'''

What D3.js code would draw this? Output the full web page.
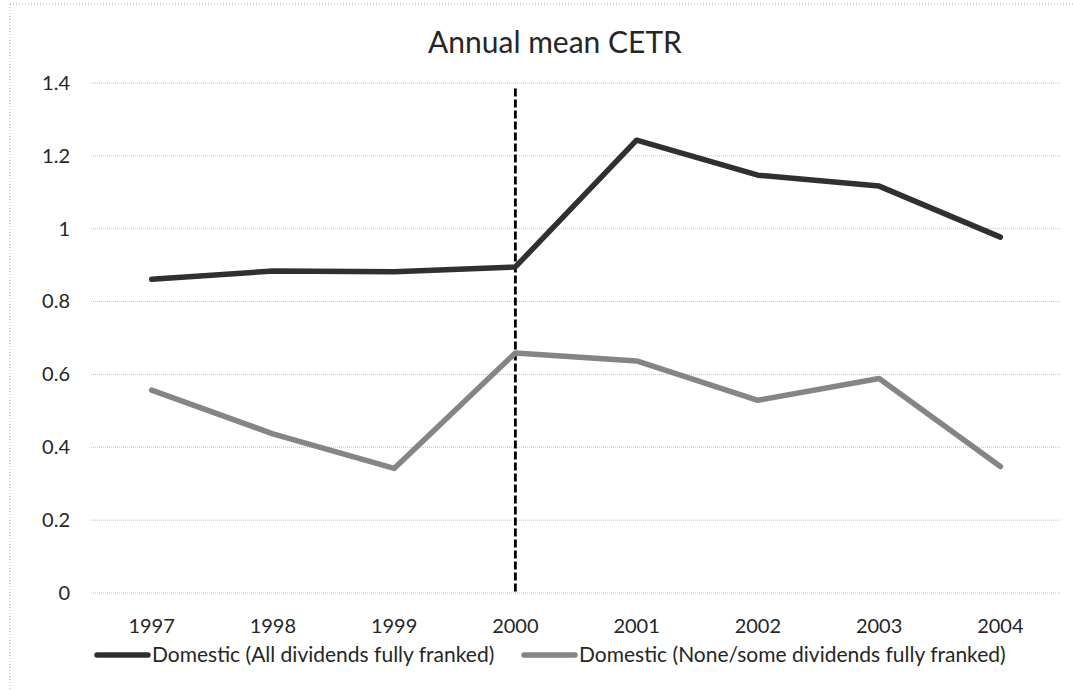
<!DOCTYPE html>
<html>
<head>
<meta charset="utf-8">
<script src="https://cdn.jsdelivr.net/npm/d3@7"></script>
<style>
  body { margin: 0; background: #fff; }
  svg text { font-family: Lato, 'Open Sans', sans-serif; fill: #262626; }
  .grid line { stroke: #c4c4c4; stroke-width: 1; stroke-dasharray: 1 1; }
  .axis path, .axis line { display: none; }
</style>
</head>
<body>
<div id="chart"></div>
<script>
const years = ['1997', '1998', '1999', '2000', '2001', '2002', '2003', '2004'];
const allFranked = [0.861, 0.884, 0.882, 0.895, 1.243, 1.147, 1.117, 0.977];
const someFranked = [0.557, 0.437, 0.342, 0.659, 0.637, 0.529, 0.589, 0.347];
const yTicks = [0, 0.2, 0.4, 0.6, 0.8, 1, 1.2, 1.4];
const seriesNames = [
  'Domestic (All dividends fully franked)',
  'Domestic (None/some dividends fully franked)',
];
const seriesColors = ['#303030', '#858585'];
const reformYear = '2000';
const reformTop = 1.385;

const W = 1073;
const H = 690;
const margin = { left: 91, right: 12, top: 83, bottom: 97 };

const svg = d3.select('#chart').append('svg')
  .attr('width', W)
  .attr('height', H);

// outer chart frame (only top and left edges are visible in the crop)
svg.append('line')
  .attr('x1', 10).attr('x2', W).attr('y1', 4).attr('y2', 4)
  .attr('stroke', '#aaa').attr('stroke-dasharray', '1 2');
svg.append('line')
  .attr('x1', 10).attr('x2', 10).attr('y1', 4).attr('y2', H)
  .attr('stroke', '#aaa').attr('stroke-dasharray', '1 2');

const x = d3.scaleBand()
  .domain(years)
  .range([margin.left, W - margin.right]);

const y = d3.scaleLinear()
  .domain([0, 1.4])
  .range([H - margin.bottom, margin.top]);

const xc = (d) => x(d) + x.bandwidth() / 2;

svg.append('g')
  .attr('class', 'grid')
  .selectAll('line')
  .data(yTicks)
  .join('line')
    .attr('x1', margin.left)
    .attr('x2', W - margin.right)
    .attr('y1', (d) => y(d))
    .attr('y2', (d) => y(d));

svg.append('g')
  .attr('class', 'axis y-axis')
  .attr('transform', `translate(${margin.left - 21}, 0)`)
  .call(d3.axisLeft(y).tickValues(yTicks).tickSize(0).tickPadding(0).tickFormat(d3.format('')))
  .call((g) => g.selectAll('text')
    .style('font-size', '20px')
    .attr('fill', '#262626'));

svg.append('g')
  .attr('class', 'axis x-axis')
  .attr('transform', `translate(0, ${H - margin.bottom})`)
  .call(d3.axisBottom(x).tickSize(0).tickPadding(26))
  .call((g) => g.selectAll('text')
    .style('font-size', '20px')
    .attr('fill', '#262626'));

// reform marker
svg.append('line')
  .attr('x1', xc(reformYear)).attr('x2', xc(reformYear))
  .attr('y1', y(reformTop)).attr('y2', y(0))
  .attr('stroke', '#000')
  .attr('stroke-width', 2.8)
  .attr('stroke-dasharray', '8 3');

const line = d3.line()
  .x((d) => xc(d.year))
  .y((d) => y(d.value));

[allFranked, someFranked].forEach((vals, i) => {
  const data = years.map((yr, j) => ({ year: yr, value: vals[j] }));
  svg.append('path')
    .datum(data)
    .attr('d', line)
    .attr('fill', 'none')
    .attr('stroke', seriesColors[i])
    .attr('stroke-width', 5.5)
    .attr('stroke-linejoin', 'round')
    .attr('stroke-linecap', 'round');
});

svg.append('text')
  .attr('x', 555)
  .attr('y', 53)
  .attr('text-anchor', 'middle')
  .style('font-size', '30px')
  .text('Annual mean CETR');

const legendX = [97, 524];
const legend = svg.append('g')
  .attr('class', 'legend')
  .selectAll('g')
  .data(seriesNames)
  .join('g')
    .attr('transform', (d, i) => `translate(${legendX[i]}, 655)`);

legend.append('line')
  .attr('x1', 0).attr('x2', 51)
  .attr('stroke', (d, i) => seriesColors[i])
  .attr('stroke-width', 5.5)
  .attr('stroke-linecap', 'round');

legend.append('text')
  .attr('x', 55)
  .attr('dy', '0.35em')
  .style('font-size', '21px')
  .text((d) => d);
</script>
</body>
</html>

'''

■ Request:
Please extract exactly the lines of the data, from the first through the line containing "const reformTop = 1.385;", and add no pictures to the copy.

■ Answer to this task:
What D3.js code would draw this? Output the full web page.
<!DOCTYPE html>
<html>
<head>
<meta charset="utf-8">
<script src="https://cdn.jsdelivr.net/npm/d3@7"></script>
<style>
  body { margin: 0; background: #fff; }
  svg text { font-family: Lato, 'Open Sans', sans-serif; fill: #262626; }
  .grid line { stroke: #c4c4c4; stroke-width: 1; stroke-dasharray: 1 1; }
  .axis path, .axis line { display: none; }
</style>
</head>
<body>
<div id="chart"></div>
<script>
const years = ['1997', '1998', '1999', '2000', '2001', '2002', '2003', '2004'];
const allFranked = [0.861, 0.884, 0.882, 0.895, 1.243, 1.147, 1.117, 0.977];
const someFranked = [0.557, 0.437, 0.342, 0.659, 0.637, 0.529, 0.589, 0.347];
const yTicks = [0, 0.2, 0.4, 0.6, 0.8, 1, 1.2, 1.4];
const seriesNames = [
  'Domestic (All dividends fully franked)',
  'Domestic (None/some dividends fully franked)',
];
const seriesColors = ['#303030', '#858585'];
const reformYear = '2000';
const reformTop = 1.385;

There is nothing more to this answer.